What is still uncertain

Passage is not assumed. The bill needs sixty votes in the Senate, and prior attempts to legislate around college sports have stalled. Most Division I conferences have signaled support in principle, but the SEC and Big Ten have withheld endorsement, with concerns centered on the voluntary media-rights pooling provision and on language restricting conferences that exceed one billion dollars in revenue.

Texas athletic director Chris Del Conte described why a federal framework matters: "We have a rule book. We can't enforce the rules on the book, because there's 39 different state laws." That problem is real. Whether this bill is the solution that passes is a separate question.

What it means for a family in the process now

A bill is not a law. The rules a family is recruiting under today are the House settlement framework, not the Protect College Sports Act. Plan around what exists, not around what may.

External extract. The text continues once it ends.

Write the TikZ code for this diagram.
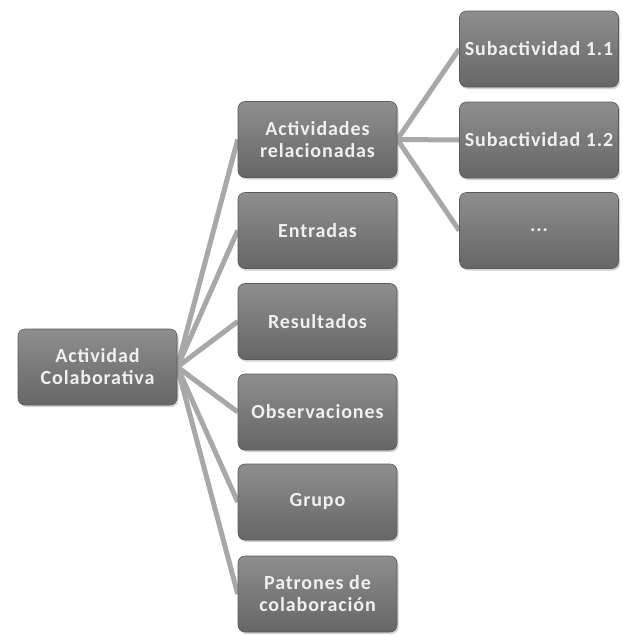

That said, the bill is a useful signal about direction. If something close to this passes, the transfer market narrows. A one-time free transfer with limited exceptions is a meaningfully different environment from the current open portal. Agent involvement becomes more standardized, with registration and a 5 percent fee ceiling. The threat of a head coach leaving mid-season, historically a major recruiting risk, is reduced.

The advisory takeaway is simple. Watch the bill, but do not adjust a recruiting plan around it. Families making decisions in the next ninety days should base those decisions on the rules that are in force, not on the rules a Senate bill might produce. If passage moves forward, this column will return to it.